What this means if you build, buy or sell to builders
For builders and developers, the pathway is a margin decision. Fifty-two fewer median days of holding cost per dwelling is real money at current rates, which is one reason knockdown-rebuild operators standardise designs to the complying envelope and buy accordingly.
For land buyers, CDC eligibility is a value attribute the listing will not tell you. Two similar lots a street apart can sit on opposite sides of a heritage conservation boundary or a flood layer, and carry a two-month difference in approval timing and a very different consultant bill.
For anyone selling to the residential construction market, the two tracks are different lead pools. A DA is public for weeks while it is assessed. A CDC appears determined, days after lodgement, and the builder is mobilising now. If your pipeline only watches DAs, you are blind to the fastest-moving 45% of the market. Both tracks are in our data, flagged by pathway.
FAQ
What share of NSW applications are CDCs? Across our full window (April 2021 to July 2026), 36.6% of NSW new-proposal applications were complying development certificates. The share has risen every year: 25.5% in 2021, 40.2% in 2024, 41.5% in 2025, and 45.3% for 2026 lodgements to 11 July.
How much faster is a CDC than a DA in NSW? In our data the median CDC is determined 5 days after lodgement; the median DA takes 57 days. At the slow end the gap widens: the 90th percentile is 55 days for CDCs and 196 days for DAs. CDC timelines partly reflect pre-lodgement work with the certifier, so treat them as pathway timing, not assessment effort.
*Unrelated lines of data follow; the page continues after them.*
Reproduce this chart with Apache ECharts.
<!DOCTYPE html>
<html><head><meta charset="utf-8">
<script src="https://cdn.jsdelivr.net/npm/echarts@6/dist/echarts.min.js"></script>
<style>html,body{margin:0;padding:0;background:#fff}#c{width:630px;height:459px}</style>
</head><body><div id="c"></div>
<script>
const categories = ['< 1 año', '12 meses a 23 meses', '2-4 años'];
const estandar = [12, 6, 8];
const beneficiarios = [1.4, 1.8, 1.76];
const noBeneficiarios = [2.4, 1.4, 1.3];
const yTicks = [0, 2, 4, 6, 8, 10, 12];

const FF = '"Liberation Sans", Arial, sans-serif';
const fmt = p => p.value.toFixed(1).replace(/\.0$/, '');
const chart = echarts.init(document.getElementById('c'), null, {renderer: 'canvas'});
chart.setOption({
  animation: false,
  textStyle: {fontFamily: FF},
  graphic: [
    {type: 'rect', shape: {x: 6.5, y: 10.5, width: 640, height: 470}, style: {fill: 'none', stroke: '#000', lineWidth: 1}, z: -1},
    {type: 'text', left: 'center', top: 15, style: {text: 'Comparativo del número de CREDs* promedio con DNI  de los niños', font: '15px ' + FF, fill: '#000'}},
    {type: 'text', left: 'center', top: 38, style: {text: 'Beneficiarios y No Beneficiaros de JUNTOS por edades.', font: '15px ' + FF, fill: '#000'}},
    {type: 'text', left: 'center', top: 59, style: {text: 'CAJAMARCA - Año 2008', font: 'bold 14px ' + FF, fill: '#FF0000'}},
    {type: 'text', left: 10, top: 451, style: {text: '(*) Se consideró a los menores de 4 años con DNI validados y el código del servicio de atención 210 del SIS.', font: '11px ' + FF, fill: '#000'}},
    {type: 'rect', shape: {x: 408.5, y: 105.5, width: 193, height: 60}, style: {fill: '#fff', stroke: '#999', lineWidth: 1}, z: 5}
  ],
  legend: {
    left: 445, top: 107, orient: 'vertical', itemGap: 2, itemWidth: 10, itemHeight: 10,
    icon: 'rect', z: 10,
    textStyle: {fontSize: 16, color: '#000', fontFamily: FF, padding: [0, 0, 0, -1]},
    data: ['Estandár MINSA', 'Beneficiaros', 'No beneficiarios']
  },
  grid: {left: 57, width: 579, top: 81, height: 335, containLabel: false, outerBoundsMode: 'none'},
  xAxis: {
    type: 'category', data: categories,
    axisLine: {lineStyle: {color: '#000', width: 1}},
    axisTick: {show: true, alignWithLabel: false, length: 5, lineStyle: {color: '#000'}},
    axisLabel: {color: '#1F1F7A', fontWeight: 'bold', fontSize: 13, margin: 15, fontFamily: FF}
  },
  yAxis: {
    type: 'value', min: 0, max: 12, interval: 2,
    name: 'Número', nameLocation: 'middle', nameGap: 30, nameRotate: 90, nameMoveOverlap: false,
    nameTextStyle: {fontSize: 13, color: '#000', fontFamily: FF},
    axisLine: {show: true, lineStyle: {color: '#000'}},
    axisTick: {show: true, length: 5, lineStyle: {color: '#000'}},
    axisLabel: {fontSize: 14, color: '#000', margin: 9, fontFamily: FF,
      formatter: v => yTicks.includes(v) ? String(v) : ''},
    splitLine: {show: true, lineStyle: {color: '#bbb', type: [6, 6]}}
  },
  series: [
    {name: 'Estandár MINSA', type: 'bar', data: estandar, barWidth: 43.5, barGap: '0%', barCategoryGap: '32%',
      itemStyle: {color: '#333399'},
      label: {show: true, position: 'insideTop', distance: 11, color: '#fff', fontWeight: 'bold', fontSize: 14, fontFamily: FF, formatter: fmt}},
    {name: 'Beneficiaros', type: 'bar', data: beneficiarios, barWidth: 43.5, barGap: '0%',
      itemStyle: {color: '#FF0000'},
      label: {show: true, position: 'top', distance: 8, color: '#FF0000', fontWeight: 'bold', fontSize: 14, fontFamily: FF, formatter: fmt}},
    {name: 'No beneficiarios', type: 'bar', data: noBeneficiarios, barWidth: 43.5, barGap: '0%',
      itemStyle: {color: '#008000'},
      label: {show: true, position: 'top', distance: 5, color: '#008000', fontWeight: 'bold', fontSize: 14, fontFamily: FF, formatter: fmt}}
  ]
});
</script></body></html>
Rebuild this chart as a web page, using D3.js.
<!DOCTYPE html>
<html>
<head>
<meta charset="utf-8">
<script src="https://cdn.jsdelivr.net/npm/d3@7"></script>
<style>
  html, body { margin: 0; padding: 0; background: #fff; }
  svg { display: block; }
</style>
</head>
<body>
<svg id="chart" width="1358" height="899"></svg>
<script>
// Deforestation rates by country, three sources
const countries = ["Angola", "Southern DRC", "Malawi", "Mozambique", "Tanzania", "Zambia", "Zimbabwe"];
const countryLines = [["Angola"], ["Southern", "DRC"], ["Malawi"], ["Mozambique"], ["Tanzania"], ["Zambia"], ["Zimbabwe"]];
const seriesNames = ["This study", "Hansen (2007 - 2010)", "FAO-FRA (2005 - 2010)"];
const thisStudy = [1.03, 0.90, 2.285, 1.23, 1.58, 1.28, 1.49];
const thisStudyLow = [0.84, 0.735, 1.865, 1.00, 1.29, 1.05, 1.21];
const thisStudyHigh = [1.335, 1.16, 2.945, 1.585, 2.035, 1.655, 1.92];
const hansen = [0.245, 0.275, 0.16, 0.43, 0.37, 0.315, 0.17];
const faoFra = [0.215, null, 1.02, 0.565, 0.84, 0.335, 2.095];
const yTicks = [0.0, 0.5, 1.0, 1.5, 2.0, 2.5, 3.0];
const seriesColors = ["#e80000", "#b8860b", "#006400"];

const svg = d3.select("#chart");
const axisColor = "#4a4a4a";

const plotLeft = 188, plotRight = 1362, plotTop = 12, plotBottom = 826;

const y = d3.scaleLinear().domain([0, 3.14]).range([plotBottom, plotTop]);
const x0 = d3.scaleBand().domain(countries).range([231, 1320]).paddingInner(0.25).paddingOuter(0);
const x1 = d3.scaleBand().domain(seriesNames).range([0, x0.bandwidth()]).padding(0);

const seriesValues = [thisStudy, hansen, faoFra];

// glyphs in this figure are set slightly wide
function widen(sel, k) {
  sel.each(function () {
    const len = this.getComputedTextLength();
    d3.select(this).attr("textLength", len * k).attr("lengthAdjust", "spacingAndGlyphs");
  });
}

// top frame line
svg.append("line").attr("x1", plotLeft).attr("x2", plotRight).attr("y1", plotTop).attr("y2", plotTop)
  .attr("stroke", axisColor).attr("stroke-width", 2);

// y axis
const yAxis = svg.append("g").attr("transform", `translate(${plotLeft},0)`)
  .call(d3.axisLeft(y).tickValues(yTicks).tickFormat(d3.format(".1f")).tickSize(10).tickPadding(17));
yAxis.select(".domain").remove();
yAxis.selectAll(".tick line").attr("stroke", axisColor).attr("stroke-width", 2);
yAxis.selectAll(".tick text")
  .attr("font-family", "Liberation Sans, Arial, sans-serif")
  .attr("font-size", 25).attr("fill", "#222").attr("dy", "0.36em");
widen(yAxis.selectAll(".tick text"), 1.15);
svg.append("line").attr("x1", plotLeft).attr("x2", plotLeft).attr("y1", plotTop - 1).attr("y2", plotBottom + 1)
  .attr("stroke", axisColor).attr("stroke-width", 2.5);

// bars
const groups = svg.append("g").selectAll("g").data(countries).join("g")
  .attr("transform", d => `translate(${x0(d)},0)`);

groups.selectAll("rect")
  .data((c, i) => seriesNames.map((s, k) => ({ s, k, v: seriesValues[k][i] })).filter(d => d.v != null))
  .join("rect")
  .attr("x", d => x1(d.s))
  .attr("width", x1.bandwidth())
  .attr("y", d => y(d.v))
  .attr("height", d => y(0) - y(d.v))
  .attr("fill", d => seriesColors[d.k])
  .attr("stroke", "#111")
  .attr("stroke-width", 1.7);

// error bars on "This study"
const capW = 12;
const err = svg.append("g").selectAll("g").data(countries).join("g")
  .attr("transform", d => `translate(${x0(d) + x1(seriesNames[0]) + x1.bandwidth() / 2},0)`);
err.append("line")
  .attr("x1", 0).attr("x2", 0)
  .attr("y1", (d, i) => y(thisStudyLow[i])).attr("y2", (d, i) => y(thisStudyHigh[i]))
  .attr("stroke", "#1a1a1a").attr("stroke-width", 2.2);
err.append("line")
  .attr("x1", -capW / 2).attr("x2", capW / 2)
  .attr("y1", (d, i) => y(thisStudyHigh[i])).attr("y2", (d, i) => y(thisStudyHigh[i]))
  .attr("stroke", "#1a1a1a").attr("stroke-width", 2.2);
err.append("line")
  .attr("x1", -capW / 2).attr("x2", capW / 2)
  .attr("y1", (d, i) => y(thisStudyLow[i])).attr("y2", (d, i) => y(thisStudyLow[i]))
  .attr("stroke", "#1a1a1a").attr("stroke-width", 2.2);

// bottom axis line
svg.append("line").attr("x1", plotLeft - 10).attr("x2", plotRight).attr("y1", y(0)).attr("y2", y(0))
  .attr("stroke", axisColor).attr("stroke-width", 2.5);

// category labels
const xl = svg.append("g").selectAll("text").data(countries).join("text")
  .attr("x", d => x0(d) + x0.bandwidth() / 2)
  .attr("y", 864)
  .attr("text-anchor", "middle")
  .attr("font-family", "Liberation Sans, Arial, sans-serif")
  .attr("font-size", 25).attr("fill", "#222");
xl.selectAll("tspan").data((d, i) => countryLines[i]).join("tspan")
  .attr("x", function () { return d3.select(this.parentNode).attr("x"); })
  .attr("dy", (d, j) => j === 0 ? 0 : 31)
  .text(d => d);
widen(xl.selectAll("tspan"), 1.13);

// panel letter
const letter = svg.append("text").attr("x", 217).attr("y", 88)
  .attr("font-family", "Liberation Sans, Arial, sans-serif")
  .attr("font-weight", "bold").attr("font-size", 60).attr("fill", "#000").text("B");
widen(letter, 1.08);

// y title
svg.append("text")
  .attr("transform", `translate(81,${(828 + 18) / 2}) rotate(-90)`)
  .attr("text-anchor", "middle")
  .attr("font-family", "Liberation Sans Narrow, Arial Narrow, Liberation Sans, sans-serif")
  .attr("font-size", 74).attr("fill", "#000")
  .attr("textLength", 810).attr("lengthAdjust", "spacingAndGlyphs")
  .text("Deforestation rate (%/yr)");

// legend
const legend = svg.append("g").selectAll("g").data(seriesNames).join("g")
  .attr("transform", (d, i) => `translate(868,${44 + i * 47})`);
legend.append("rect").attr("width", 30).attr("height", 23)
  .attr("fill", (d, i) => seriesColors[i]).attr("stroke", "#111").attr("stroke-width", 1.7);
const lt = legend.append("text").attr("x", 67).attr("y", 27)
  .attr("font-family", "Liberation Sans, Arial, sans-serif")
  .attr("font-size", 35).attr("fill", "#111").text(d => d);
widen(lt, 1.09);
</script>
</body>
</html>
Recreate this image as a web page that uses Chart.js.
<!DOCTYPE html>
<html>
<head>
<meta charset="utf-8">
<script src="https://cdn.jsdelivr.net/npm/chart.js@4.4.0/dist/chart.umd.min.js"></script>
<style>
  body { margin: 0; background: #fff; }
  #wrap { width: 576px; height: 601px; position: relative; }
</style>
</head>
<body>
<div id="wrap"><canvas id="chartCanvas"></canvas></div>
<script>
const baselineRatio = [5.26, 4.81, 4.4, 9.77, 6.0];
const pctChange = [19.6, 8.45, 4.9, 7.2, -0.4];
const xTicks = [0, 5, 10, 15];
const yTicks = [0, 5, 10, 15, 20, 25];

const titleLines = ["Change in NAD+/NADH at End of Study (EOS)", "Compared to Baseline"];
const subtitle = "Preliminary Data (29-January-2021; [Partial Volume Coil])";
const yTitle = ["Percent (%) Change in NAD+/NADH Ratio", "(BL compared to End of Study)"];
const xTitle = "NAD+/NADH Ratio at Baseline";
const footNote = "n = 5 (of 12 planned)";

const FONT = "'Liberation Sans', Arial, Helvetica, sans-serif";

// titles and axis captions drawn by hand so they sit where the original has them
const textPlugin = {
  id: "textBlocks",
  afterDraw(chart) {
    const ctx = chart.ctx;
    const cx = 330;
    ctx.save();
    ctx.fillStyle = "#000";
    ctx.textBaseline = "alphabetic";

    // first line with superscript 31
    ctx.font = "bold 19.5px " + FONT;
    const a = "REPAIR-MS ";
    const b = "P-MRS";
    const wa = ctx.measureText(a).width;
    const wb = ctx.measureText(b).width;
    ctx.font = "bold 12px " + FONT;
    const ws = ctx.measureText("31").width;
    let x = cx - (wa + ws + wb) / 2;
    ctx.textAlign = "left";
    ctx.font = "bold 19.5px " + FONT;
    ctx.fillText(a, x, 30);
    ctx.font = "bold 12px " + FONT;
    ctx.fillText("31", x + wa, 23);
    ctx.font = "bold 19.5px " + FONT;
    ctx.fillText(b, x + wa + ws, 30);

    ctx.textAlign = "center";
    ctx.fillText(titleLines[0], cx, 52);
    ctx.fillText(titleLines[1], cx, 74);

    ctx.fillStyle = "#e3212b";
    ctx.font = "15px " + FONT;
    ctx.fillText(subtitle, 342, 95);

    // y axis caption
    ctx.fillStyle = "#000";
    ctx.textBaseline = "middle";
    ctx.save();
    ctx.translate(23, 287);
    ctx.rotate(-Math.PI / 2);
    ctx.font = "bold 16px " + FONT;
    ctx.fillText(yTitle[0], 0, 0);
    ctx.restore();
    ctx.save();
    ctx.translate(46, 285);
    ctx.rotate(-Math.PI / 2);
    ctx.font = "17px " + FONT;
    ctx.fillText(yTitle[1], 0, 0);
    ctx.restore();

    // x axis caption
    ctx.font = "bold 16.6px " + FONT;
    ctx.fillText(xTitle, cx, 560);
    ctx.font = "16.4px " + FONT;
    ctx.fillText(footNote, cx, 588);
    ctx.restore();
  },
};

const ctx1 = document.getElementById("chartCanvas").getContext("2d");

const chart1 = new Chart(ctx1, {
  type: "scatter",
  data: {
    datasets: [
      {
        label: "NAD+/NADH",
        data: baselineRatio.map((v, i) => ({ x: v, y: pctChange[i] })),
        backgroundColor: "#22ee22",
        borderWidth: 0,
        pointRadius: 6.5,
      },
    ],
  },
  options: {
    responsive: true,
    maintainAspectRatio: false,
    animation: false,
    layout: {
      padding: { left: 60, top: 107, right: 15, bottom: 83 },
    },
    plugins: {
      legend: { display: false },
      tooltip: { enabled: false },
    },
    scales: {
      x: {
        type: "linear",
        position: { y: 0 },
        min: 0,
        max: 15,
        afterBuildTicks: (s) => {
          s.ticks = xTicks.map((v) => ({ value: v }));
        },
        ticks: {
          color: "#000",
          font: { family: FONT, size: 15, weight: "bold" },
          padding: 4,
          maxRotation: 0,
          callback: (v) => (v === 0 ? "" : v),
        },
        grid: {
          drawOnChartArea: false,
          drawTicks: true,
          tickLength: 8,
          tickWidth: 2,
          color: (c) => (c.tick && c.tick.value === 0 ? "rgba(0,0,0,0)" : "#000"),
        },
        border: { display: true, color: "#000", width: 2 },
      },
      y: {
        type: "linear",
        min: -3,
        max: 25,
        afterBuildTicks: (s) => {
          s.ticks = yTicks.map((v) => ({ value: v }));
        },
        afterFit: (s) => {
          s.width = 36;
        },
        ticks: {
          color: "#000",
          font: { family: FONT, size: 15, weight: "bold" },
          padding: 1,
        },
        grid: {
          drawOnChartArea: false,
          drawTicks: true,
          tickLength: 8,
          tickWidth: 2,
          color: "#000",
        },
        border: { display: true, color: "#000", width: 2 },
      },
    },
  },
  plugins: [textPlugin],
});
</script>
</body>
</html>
Are CDC volumes actually growing, or is the DA market just shrinking? Both. Comparing full years, CDC lodgements rose from 35,595 (2022) to 39,510 (2025) while DA lodgements fell from 72,850 to 55,718. The share shift is driven from both sides.
Can any house be built as complying development? No. The lot must be in the right residential zone, meet minimum lot size and width for the dwelling type, and avoid a list of hard exclusions (heritage items and conservation areas, certain acid sulfate soil classes, environmentally sensitive land and others), and the design must stay inside the Housing Code envelope. An indicative screen for any address is free at /solutions/cdc-pathway-check/.
Where does this data come from? From the DA Leads national application database, which ingests the NSW Planning Portal's public application data daily and normalises every record onto a cross-state pathway taxonomy. Figures in this article were computed on 13 July 2026 over 518,114 NSW new-proposal applications lodged between 9 April 2021 and 11 July 2026.